**Problem requirements**
Find all lines in the records that include the word "Give", and copy them out.

(Dataset excerpt)
• • • • • • •

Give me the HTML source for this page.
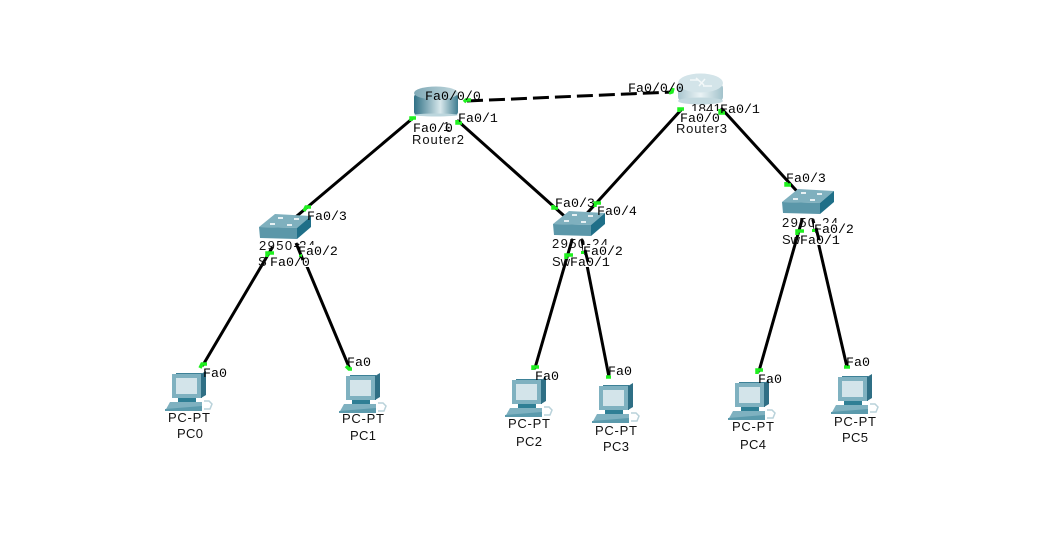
<!DOCTYPE html>
<html><head><meta charset="utf-8"><style>
html,body{margin:0;padding:0;background:#fff;width:1053px;height:548px;overflow:hidden}
svg{display:block}
.m{font:13.3px "Liberation Mono",monospace;fill:#000}
.s{font:13px "Liberation Sans",sans-serif;fill:#111}
</style></head><body>
<svg width="1053" height="548" viewBox="0 0 1053 548" xmlns="http://www.w3.org/2000/svg">
<defs>
<linearGradient id="rg" x1="0" x2="1" y1="0" y2="0"><stop offset="0" stop-color="#2f7085"/><stop offset=".6" stop-color="#d8e8ec"/><stop offset="1" stop-color="#3f7d90"/></linearGradient>
<linearGradient id="rt" x1="0" x2="1" y1="0" y2="0"><stop offset="0" stop-color="#7fa9b6"/><stop offset="1" stop-color="#c2d8de"/></linearGradient>
<linearGradient id="rw" x1="0" x2="1" y1="0" y2="0"><stop offset="0" stop-color="#a9c6cf"/><stop offset=".5" stop-color="#eaf3f5"/><stop offset="1" stop-color="#a2c2cb"/></linearGradient>
<g id="sw">
<polygon points="0,0 16,-13 52,-11 38,1" fill="#7fb0be"/>
<polygon points="0,0 38,1 38,12 1,11" fill="#5b97a9"/>
<polygon points="38,1 52,-11 52,0 38,12" fill="#1f6f88"/>
<g fill="#e6f0f3"><rect x="11" y="-4" width="5" height="2"/><rect x="28" y="-3" width="5" height="2"/><rect x="19" y="-10" width="5" height="2"/><rect x="35" y="-9" width="5" height="2"/></g>
</g>
<g id="pc">
<polygon points="6,-1 32,-1 32,24 6,24" fill="#3d8197"/>
<rect x="2" y="0" width="29" height="24" fill="#7fb1c0"/>
<rect x="6" y="4" width="21" height="16" fill="#d3e4ea"/>
<polygon points="31,0 36,-3 36,21 31,24" fill="#2f6f85"/>
<rect x="8" y="24" width="18" height="4" fill="#2f7f95"/>
<polygon points="0,28 32,28 32,33 -4,37 -5,37" fill="#7fb1c0"/>
<polygon points="-5,35 32,32 32,37 -5,37" fill="#5b9aac"/>
<path d="M34 27h5l3 3-2 5h-6" fill="none" stroke="#b9d2da" stroke-width="1.5"/>
</g>
</defs>

<g stroke="#000" stroke-width="3" fill="none" stroke-linecap="round">
<path d="M467 101 L672 92" stroke-dasharray="16 6" stroke-linecap="butt"/>
<path d="M413 118 L285 226"/>
<path d="M458 121 L571 222"/>
<path d="M681 110 L580 221"/>
<path d="M722 109 L804 199"/>
<path d="M272 248 L203 365"/>
<path d="M298 245 L349 367"/>
<path d="M572 240 L535 368"/>
<path d="M582 240 L609 377"/>
<path d="M802 220 L759 371"/>
<path d="M813 220 L847 367"/>
</g>

<!-- Router2 -->
<rect x="414" y="94" width="44" height="21" rx="3" fill="url(#rg)"/>
<ellipse cx="436" cy="115" rx="22" ry="1.5" fill="#bcd6dd"/>
<ellipse cx="436" cy="93" rx="22" ry="6.5" fill="url(#rt)"/>
<!-- Router3 -->
<rect x="678" y="84" width="45" height="17" rx="4" fill="url(#rw)"/>
<ellipse cx="700.5" cy="101" rx="22.5" ry="3.5" fill="#c3d9df"/>
<ellipse cx="700.5" cy="83" rx="22.5" ry="9.5" fill="#d3e4e9"/>
<path d="M690 80h8M703 86h9M696 78l8 7M705 79l-6 7" stroke="#f3f8f9" stroke-width="1.5" fill="none"/>

<use href="#sw" x="259" y="227"/>
<use href="#sw" x="553" y="224"/>
<use href="#sw" x="782" y="202"/>

<use href="#pc" x="170" y="374"/>
<use href="#pc" x="344" y="376"/>
<use href="#pc" x="510" y="380"/>
<use href="#pc" x="597" y="386"/>
<use href="#pc" x="733" y="383"/>
<use href="#pc" x="836" y="377"/>

<!-- hostname and model labels -->
<g class="s">
<text x="691" y="113" textLength="30" lengthAdjust="spacingAndGlyphs">1841</text>
<text x="443" y="131">1</text>
<text x="259" y="250" textLength="56" lengthAdjust="spacing">2950-24</text>
<text x="552" y="248" textLength="56" lengthAdjust="spacing">2950-24</text>
<text x="782" y="227" textLength="56" lengthAdjust="spacing">2950-24</text>
<text x="258" y="266">S</text>
<text x="552" y="266">Sw</text>
<text x="782" y="244">Sw</text>
</g>

<!-- white label backings -->
<g fill="#fff">
<rect x="298" y="245" width="42" height="11"/>
<rect x="583" y="245" width="42" height="11"/>
<rect x="814" y="223" width="42" height="11"/>
<rect x="270" y="255" width="42" height="12"/>
<rect x="570" y="255" width="42" height="12"/>
<rect x="800" y="233" width="42" height="12"/>
<rect x="684" y="111" width="36" height="12"/>
</g>
<g stroke="#000" stroke-width="3" fill="none">
<path d="M296 243 L303 260"/><path d="M585 250 L588 262"/><path d="M816 228 L819 240"/>
</g>

<g class="s">
<text x="412" y="144" textLength="52" lengthAdjust="spacing">Router2</text>
<text x="676" y="133" textLength="51" lengthAdjust="spacing">Router3</text>
<text x="168" y="422" textLength="42" lengthAdjust="spacing">PC-PT</text>
<text x="177" y="438" textLength="26" lengthAdjust="spacing">PC0</text>
<text x="342" y="423" textLength="42" lengthAdjust="spacing">PC-PT</text>
<text x="350" y="440" textLength="26" lengthAdjust="spacing">PC1</text>
<text x="508" y="428" textLength="42" lengthAdjust="spacing">PC-PT</text>
<text x="516" y="446" textLength="26" lengthAdjust="spacing">PC2</text>
<text x="595" y="435" textLength="42" lengthAdjust="spacing">PC-PT</text>
<text x="603" y="451" textLength="26" lengthAdjust="spacing">PC3</text>
<text x="732" y="431" textLength="42" lengthAdjust="spacing">PC-PT</text>
<text x="740" y="449" textLength="26" lengthAdjust="spacing">PC4</text>
<text x="834" y="426" textLength="42" lengthAdjust="spacing">PC-PT</text>
<text x="842" y="442" textLength="26" lengthAdjust="spacing">PC5</text>
</g>

<!-- link lights -->
<g stroke="#1ff01f" stroke-width="3.5" fill="none">
<path d="M464 102 L466 100 H471"/>
<path d="M669 93 L672 92 L673 88"/>
<path d="M411 121 V118 H416"/>
<path d="M457 120 V123 H462"/>
<path d="M679 112 V109 H684"/>
<path d="M720 109 V113 H725"/>
<path d="M304 211 L306 207 H311"/>
<path d="M267 257 V253 H274"/>
<path d="M553 205 V208 H558"/>
<path d="M595 207 V203 H601"/>
<path d="M566 259 V255 H573"/>
<path d="M786 182 V185 H791"/>
<path d="M797 235 V231 H804"/>
<path d="M200 368 L202 364 H207"/>
<path d="M346 366 L349 369 H352"/>
<path d="M533 370 V367 H539"/>
<path d="M606 377 H611"/>
<path d="M757 374 V370 H763"/>
<path d="M844 367 H850"/>
</g>
<rect x="299" y="254" width="3" height="3" fill="#1ff01f"/>
<rect x="581" y="251" width="3" height="3" fill="#1ff01f"/>
<rect x="812" y="229" width="3" height="3" fill="#1ff01f"/>

<!-- port labels -->
<g class="m">
<text x="425" y="100">Fa0/0/0</text>
<text x="628" y="92">Fa0/0/0</text>
<text x="458" y="122">Fa0/1</text>
<text x="413" y="132">Fa0/0</text>
<text x="680" y="122">Fa0/0</text>
<text x="720" y="113">Fa0/1</text>
<text x="307" y="220">Fa0/3</text>
<text x="298" y="255">Fa0/2</text>
<text x="270" y="266">Fa0/0</text>
<text x="555" y="207">Fa0/3</text>
<text x="597" y="215">Fa0/4</text>
<text x="583" y="255">Fa0/2</text>
<text x="570" y="266">Fa0/1</text>
<text x="786" y="182">Fa0/3</text>
<text x="814" y="233">Fa0/2</text>
<text x="800" y="244">Fa0/1</text>
<text x="203" y="377">Fa0</text>
<text x="347" y="366">Fa0</text>
<text x="535" y="380">Fa0</text>
<text x="608" y="375">Fa0</text>
<text x="758" y="383">Fa0</text>
<text x="846" y="366">Fa0</text>
</g>
</svg>
</body></html>
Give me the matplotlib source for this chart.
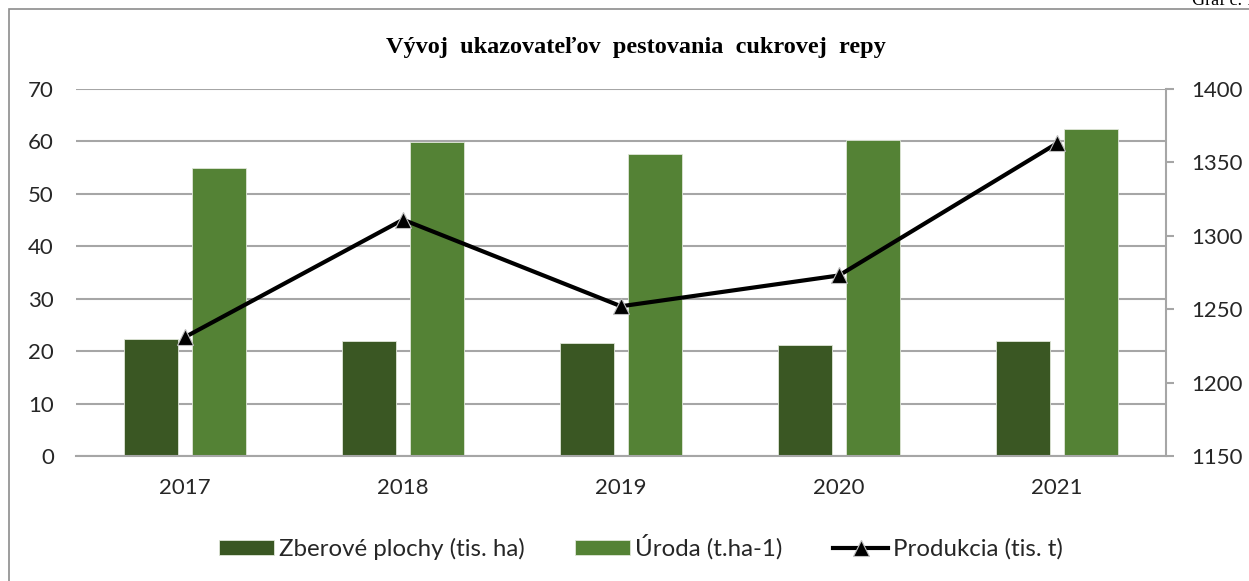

• • • • • • •

**Expected answer**
Give me the HTML source for this page.
Give me the matplotlib source for this chart.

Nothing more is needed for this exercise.